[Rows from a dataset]
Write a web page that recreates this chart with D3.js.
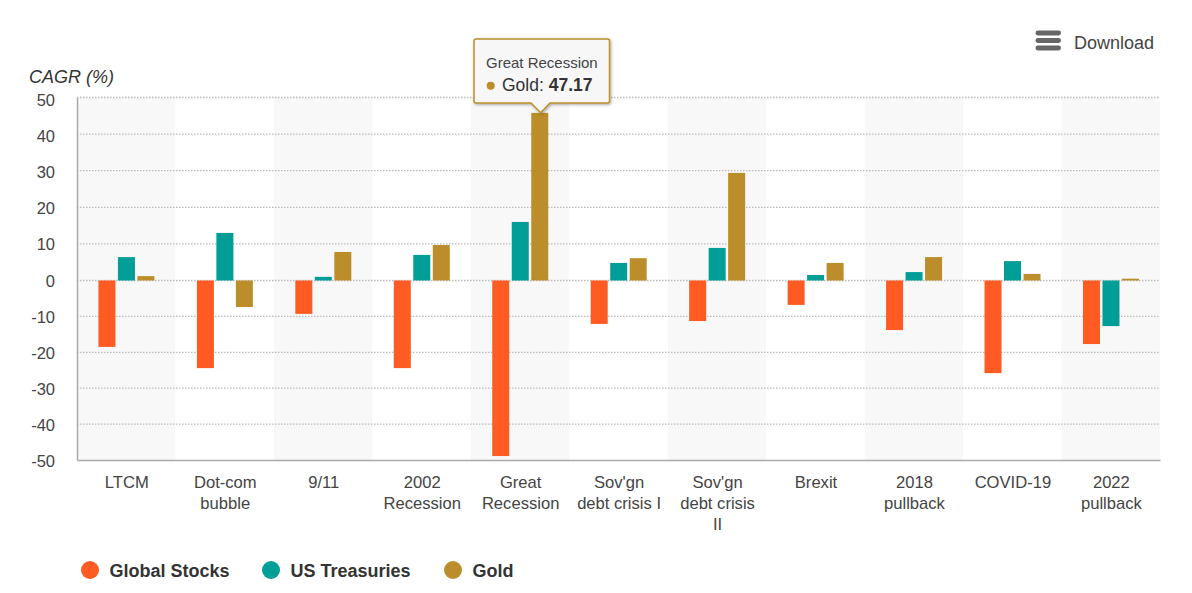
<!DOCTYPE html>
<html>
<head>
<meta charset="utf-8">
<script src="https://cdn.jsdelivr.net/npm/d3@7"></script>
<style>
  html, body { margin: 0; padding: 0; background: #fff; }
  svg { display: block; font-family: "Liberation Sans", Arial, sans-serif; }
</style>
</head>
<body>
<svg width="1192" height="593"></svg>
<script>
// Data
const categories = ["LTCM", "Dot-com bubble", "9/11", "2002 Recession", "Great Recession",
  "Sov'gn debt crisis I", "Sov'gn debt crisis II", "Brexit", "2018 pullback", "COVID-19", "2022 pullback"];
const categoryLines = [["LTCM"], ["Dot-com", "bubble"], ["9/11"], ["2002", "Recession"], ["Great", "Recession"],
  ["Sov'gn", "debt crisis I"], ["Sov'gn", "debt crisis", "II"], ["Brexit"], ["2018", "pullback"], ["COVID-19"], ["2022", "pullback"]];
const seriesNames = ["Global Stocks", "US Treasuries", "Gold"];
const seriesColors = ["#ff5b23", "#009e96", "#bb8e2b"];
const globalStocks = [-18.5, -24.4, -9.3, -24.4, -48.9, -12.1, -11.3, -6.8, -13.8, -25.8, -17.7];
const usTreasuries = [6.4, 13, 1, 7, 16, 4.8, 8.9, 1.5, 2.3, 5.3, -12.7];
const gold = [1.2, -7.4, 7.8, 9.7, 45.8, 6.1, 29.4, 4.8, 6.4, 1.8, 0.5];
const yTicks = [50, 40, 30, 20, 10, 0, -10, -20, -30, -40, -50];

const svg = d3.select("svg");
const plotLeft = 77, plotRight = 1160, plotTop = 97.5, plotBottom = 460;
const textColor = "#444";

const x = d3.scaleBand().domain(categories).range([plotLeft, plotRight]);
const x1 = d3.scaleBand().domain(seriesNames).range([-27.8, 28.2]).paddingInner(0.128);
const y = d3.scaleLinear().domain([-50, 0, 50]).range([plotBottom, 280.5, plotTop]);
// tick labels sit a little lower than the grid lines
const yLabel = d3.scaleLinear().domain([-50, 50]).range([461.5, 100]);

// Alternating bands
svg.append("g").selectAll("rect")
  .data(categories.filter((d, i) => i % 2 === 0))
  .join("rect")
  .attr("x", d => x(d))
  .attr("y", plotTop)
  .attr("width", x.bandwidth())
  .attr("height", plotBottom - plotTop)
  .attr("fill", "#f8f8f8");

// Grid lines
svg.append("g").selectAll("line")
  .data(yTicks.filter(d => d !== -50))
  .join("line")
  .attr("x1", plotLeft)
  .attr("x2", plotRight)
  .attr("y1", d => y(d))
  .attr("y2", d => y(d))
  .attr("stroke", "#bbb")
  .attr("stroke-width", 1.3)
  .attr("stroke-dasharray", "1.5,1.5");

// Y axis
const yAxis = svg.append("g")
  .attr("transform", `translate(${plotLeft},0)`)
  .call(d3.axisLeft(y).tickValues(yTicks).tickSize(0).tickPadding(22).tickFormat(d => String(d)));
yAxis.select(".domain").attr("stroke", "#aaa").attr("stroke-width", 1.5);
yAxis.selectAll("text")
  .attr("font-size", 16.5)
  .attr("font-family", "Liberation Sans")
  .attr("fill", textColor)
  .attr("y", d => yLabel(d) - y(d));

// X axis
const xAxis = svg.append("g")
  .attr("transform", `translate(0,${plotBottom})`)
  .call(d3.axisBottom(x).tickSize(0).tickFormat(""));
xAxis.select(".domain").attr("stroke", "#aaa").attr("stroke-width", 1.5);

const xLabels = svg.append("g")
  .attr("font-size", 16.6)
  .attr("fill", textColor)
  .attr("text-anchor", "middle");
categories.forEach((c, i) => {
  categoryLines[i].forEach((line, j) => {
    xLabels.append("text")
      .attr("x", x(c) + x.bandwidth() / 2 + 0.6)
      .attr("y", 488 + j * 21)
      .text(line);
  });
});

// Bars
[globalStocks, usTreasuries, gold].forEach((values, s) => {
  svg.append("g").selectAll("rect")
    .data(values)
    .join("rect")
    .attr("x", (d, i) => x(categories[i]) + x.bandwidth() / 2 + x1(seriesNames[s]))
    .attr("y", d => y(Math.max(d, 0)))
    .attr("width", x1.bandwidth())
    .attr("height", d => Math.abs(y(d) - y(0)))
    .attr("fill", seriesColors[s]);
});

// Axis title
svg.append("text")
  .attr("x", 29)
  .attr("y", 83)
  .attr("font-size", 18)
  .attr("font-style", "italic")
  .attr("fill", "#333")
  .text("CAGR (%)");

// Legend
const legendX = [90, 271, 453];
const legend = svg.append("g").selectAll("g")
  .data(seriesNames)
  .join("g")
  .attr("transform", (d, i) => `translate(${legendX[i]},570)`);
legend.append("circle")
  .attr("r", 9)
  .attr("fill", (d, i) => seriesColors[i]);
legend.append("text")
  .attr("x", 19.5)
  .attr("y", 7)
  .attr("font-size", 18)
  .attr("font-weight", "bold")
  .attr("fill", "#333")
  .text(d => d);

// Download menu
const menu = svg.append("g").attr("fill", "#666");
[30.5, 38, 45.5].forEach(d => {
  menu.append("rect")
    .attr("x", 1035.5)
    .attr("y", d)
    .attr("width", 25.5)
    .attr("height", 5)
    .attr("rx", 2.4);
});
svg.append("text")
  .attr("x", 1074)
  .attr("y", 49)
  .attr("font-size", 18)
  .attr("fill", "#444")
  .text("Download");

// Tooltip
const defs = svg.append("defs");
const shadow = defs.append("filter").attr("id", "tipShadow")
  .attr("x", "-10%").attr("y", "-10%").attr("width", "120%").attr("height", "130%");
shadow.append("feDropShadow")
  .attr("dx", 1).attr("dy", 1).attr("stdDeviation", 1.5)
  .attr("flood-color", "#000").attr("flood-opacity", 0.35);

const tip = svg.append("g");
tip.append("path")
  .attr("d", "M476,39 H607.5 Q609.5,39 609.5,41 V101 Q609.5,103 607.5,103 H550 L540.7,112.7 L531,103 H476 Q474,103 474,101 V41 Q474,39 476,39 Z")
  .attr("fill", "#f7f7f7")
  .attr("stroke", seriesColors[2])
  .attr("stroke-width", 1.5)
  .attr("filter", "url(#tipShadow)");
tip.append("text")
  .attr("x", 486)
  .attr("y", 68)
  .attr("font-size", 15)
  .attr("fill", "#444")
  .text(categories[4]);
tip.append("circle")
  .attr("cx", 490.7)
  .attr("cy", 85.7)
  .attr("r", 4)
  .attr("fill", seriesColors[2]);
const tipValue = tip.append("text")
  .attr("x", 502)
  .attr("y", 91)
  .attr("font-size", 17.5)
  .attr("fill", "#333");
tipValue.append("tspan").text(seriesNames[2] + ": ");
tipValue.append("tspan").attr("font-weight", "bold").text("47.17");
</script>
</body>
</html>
==
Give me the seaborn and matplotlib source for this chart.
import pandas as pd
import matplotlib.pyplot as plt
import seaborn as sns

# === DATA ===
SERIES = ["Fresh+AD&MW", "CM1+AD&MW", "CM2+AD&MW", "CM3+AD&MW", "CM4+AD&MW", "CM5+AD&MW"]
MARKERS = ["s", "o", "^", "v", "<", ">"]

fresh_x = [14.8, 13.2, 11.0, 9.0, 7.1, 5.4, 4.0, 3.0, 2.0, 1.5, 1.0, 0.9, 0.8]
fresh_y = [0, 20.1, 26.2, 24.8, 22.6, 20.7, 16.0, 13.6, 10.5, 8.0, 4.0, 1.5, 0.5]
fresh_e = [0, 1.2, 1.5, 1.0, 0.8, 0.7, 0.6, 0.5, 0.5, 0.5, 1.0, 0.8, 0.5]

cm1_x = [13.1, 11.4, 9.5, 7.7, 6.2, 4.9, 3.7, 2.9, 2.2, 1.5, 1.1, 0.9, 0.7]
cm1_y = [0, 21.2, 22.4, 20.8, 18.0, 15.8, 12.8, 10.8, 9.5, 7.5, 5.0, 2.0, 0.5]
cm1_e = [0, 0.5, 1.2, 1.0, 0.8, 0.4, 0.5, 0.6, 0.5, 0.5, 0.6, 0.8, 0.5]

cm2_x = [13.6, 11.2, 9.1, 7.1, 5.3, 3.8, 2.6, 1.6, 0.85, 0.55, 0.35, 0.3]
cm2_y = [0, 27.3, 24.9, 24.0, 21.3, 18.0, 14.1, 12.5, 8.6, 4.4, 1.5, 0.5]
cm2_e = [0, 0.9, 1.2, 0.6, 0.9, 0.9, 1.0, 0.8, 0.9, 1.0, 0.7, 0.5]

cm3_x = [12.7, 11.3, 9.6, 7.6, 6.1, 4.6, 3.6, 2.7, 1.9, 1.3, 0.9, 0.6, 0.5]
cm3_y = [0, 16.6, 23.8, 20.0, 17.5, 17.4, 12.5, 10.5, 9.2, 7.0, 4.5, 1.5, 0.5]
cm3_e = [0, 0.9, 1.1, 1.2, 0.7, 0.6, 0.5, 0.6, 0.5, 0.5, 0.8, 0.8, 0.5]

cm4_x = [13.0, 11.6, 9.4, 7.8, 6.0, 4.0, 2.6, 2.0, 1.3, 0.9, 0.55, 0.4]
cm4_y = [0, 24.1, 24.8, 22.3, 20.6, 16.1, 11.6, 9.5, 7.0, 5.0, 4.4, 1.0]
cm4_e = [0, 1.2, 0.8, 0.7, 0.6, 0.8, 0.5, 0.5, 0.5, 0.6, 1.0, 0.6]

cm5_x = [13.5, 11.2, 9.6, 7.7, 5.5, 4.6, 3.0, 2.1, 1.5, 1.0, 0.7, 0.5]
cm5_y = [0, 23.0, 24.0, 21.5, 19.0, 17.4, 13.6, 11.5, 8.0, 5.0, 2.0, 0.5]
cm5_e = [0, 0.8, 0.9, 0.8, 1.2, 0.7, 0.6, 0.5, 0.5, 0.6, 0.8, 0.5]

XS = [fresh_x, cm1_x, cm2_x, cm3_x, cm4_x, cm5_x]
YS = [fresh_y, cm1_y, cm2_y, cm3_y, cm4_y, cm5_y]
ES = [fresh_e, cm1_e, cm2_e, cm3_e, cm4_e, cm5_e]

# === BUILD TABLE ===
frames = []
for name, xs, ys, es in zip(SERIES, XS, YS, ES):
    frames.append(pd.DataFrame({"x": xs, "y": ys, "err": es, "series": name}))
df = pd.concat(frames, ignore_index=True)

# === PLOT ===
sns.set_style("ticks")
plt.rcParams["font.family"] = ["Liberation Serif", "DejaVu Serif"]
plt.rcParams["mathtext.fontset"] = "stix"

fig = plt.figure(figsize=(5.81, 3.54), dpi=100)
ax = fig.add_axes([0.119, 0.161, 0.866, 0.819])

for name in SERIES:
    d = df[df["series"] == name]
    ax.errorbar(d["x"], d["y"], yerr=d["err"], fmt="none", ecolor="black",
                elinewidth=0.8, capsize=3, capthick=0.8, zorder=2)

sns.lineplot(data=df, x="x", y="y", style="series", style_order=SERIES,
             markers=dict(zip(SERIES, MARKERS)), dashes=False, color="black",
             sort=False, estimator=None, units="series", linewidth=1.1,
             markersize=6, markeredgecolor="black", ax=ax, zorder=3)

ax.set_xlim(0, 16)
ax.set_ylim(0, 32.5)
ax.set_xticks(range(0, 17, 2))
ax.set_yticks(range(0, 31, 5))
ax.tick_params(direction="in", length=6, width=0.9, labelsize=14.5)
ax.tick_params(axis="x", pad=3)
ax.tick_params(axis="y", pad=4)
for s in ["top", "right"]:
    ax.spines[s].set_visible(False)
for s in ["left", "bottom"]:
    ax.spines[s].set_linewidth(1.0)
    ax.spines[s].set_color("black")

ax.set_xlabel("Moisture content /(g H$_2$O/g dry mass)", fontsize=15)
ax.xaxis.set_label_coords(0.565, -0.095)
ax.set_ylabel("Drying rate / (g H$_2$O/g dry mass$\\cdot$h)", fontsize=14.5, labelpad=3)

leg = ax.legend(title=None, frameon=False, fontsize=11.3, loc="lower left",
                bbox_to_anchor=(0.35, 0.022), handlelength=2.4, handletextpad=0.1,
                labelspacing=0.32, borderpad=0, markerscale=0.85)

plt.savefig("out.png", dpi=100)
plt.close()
---
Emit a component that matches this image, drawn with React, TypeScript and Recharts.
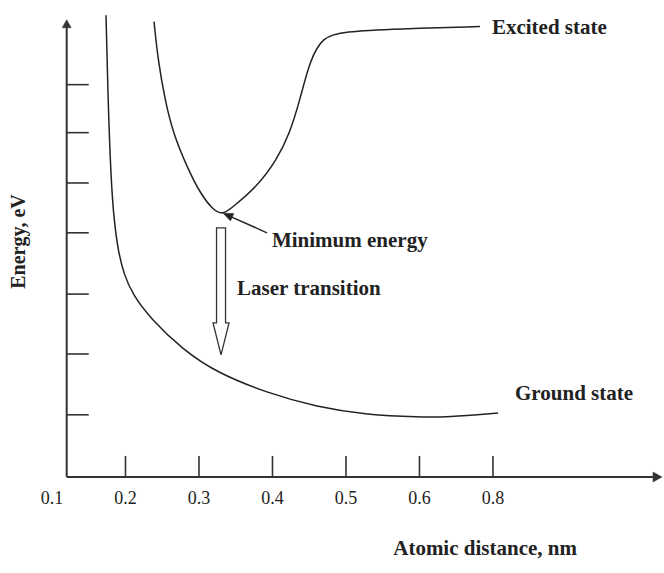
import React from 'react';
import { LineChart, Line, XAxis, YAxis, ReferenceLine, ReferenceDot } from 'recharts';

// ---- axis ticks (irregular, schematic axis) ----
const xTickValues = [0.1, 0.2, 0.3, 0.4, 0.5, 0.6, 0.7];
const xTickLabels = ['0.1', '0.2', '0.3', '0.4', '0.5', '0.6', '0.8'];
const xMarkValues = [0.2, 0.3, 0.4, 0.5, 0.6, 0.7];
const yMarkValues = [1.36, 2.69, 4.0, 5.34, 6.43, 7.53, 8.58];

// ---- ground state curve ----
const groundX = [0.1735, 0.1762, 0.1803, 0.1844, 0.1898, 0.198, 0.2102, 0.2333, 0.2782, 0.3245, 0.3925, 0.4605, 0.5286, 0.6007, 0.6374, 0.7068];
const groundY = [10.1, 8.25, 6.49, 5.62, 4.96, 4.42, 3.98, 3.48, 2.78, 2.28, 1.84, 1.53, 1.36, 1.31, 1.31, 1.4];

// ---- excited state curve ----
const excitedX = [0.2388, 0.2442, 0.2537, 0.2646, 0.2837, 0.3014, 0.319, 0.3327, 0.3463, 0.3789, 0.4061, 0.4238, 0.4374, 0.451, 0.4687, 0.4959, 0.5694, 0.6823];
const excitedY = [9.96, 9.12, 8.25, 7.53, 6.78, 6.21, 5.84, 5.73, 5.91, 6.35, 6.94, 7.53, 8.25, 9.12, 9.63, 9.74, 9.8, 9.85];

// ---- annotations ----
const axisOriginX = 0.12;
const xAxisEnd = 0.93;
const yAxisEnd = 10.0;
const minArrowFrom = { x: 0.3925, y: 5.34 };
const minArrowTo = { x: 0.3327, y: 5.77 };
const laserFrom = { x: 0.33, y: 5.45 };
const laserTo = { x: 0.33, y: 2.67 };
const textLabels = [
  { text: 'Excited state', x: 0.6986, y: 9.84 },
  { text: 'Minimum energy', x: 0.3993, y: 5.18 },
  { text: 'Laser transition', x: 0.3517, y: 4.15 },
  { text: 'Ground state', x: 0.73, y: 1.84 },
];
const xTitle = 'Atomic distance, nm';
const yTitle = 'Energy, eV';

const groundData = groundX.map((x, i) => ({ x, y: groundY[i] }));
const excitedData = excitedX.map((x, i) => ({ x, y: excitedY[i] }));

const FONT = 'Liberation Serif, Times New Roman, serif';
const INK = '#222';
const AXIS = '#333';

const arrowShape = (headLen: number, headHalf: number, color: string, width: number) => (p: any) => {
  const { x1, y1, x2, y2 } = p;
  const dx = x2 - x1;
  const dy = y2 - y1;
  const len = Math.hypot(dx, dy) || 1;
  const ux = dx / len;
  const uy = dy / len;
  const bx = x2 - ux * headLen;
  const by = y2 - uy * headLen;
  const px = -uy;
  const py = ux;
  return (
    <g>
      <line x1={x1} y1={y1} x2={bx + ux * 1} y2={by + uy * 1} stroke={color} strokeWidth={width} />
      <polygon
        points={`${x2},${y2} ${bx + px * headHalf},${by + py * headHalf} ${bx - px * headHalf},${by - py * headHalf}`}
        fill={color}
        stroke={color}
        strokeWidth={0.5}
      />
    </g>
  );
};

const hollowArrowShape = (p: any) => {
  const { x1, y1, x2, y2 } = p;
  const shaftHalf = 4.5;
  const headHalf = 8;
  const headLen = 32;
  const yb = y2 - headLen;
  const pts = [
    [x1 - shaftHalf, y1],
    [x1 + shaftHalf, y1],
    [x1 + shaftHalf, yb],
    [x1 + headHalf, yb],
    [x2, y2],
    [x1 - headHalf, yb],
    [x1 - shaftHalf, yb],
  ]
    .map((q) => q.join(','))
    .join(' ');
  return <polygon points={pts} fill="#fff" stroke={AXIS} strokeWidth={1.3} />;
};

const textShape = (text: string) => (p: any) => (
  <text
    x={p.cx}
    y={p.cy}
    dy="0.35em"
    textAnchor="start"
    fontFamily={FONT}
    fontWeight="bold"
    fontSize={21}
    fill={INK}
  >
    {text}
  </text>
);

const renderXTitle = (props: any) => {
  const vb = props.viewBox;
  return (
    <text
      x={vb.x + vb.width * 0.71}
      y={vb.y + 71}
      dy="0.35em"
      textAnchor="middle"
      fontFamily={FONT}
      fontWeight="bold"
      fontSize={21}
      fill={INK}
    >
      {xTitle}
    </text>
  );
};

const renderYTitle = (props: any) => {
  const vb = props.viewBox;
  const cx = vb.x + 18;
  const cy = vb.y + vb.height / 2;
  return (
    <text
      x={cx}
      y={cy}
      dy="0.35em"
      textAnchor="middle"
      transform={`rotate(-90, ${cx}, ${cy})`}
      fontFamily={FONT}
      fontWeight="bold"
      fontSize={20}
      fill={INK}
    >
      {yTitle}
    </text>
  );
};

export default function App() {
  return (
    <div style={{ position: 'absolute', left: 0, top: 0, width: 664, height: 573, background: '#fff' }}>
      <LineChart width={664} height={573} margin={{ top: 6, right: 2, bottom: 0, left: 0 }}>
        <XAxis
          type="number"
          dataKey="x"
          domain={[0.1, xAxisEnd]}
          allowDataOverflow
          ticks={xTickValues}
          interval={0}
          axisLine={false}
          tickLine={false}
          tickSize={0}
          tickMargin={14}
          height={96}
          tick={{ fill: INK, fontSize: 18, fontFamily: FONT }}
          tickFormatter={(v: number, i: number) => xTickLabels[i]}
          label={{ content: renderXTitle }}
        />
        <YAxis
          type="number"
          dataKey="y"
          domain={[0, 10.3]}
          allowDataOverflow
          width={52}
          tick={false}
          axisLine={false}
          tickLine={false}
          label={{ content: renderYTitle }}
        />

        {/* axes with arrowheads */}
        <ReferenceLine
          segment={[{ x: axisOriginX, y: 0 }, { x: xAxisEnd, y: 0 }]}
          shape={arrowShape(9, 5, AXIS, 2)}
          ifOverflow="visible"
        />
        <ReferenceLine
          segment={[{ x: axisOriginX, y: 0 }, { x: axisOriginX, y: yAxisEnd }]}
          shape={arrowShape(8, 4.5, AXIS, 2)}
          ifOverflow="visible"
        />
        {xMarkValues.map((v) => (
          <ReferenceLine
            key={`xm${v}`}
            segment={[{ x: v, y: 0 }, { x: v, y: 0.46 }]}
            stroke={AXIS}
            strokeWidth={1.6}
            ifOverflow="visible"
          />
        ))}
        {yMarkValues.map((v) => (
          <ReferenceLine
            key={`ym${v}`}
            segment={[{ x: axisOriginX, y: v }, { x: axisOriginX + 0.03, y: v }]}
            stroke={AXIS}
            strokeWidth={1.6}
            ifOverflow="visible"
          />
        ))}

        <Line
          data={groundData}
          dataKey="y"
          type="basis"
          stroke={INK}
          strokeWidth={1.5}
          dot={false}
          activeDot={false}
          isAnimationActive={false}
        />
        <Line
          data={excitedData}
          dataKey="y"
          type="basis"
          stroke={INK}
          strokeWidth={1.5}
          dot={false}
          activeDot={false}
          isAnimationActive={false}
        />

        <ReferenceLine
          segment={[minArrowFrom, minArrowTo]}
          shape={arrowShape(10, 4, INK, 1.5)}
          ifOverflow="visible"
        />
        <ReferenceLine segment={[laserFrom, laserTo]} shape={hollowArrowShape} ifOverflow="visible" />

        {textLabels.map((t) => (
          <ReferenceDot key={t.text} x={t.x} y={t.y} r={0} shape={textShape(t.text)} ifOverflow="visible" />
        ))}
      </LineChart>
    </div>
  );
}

* _The exercise_: Repeat exactly the stretch of lines that opens with the line containing "Emit a component" and closes with the line containing "const AXIS = '#333';". Leave the pictures out, and add nothing.

* _Answer to the exercise_:
Emit a component that matches this image, drawn with React, TypeScript and Recharts.
import React from 'react';
import { LineChart, Line, XAxis, YAxis, ReferenceLine, ReferenceDot } from 'recharts';

// ---- axis ticks (irregular, schematic axis) ----
const xTickValues = [0.1, 0.2, 0.3, 0.4, 0.5, 0.6, 0.7];
const xTickLabels = ['0.1', '0.2', '0.3', '0.4', '0.5', '0.6', '0.8'];
const xMarkValues = [0.2, 0.3, 0.4, 0.5, 0.6, 0.7];
const yMarkValues = [1.36, 2.69, 4.0, 5.34, 6.43, 7.53, 8.58];

// ---- ground state curve ----
const groundX = [0.1735, 0.1762, 0.1803, 0.1844, 0.1898, 0.198, 0.2102, 0.2333, 0.2782, 0.3245, 0.3925, 0.4605, 0.5286, 0.6007, 0.6374, 0.7068];
const groundY = [10.1, 8.25, 6.49, 5.62, 4.96, 4.42, 3.98, 3.48, 2.78, 2.28, 1.84, 1.53, 1.36, 1.31, 1.31, 1.4];

// ---- excited state curve ----
const excitedX = [0.2388, 0.2442, 0.2537, 0.2646, 0.2837, 0.3014, 0.319, 0.3327, 0.3463, 0.3789, 0.4061, 0.4238, 0.4374, 0.451, 0.4687, 0.4959, 0.5694, 0.6823];
const excitedY = [9.96, 9.12, 8.25, 7.53, 6.78, 6.21, 5.84, 5.73, 5.91, 6.35, 6.94, 7.53, 8.25, 9.12, 9.63, 9.74, 9.8, 9.85];

// ---- annotations ----
const axisOriginX = 0.12;
const xAxisEnd = 0.93;
const yAxisEnd = 10.0;
const minArrowFrom = { x: 0.3925, y: 5.34 };
const minArrowTo = { x: 0.3327, y: 5.77 };
const laserFrom = { x: 0.33, y: 5.45 };
const laserTo = { x: 0.33, y: 2.67 };
const textLabels = [
  { text: 'Excited state', x: 0.6986, y: 9.84 },
  { text: 'Minimum energy', x: 0.3993, y: 5.18 },
  { text: 'Laser transition', x: 0.3517, y: 4.15 },
  { text: 'Ground state', x: 0.73, y: 1.84 },
];
const xTitle = 'Atomic distance, nm';
const yTitle = 'Energy, eV';

const groundData = groundX.map((x, i) => ({ x, y: groundY[i] }));
const excitedData = excitedX.map((x, i) => ({ x, y: excitedY[i] }));

const FONT = 'Liberation Serif, Times New Roman, serif';
const INK = '#222';
const AXIS = '#333';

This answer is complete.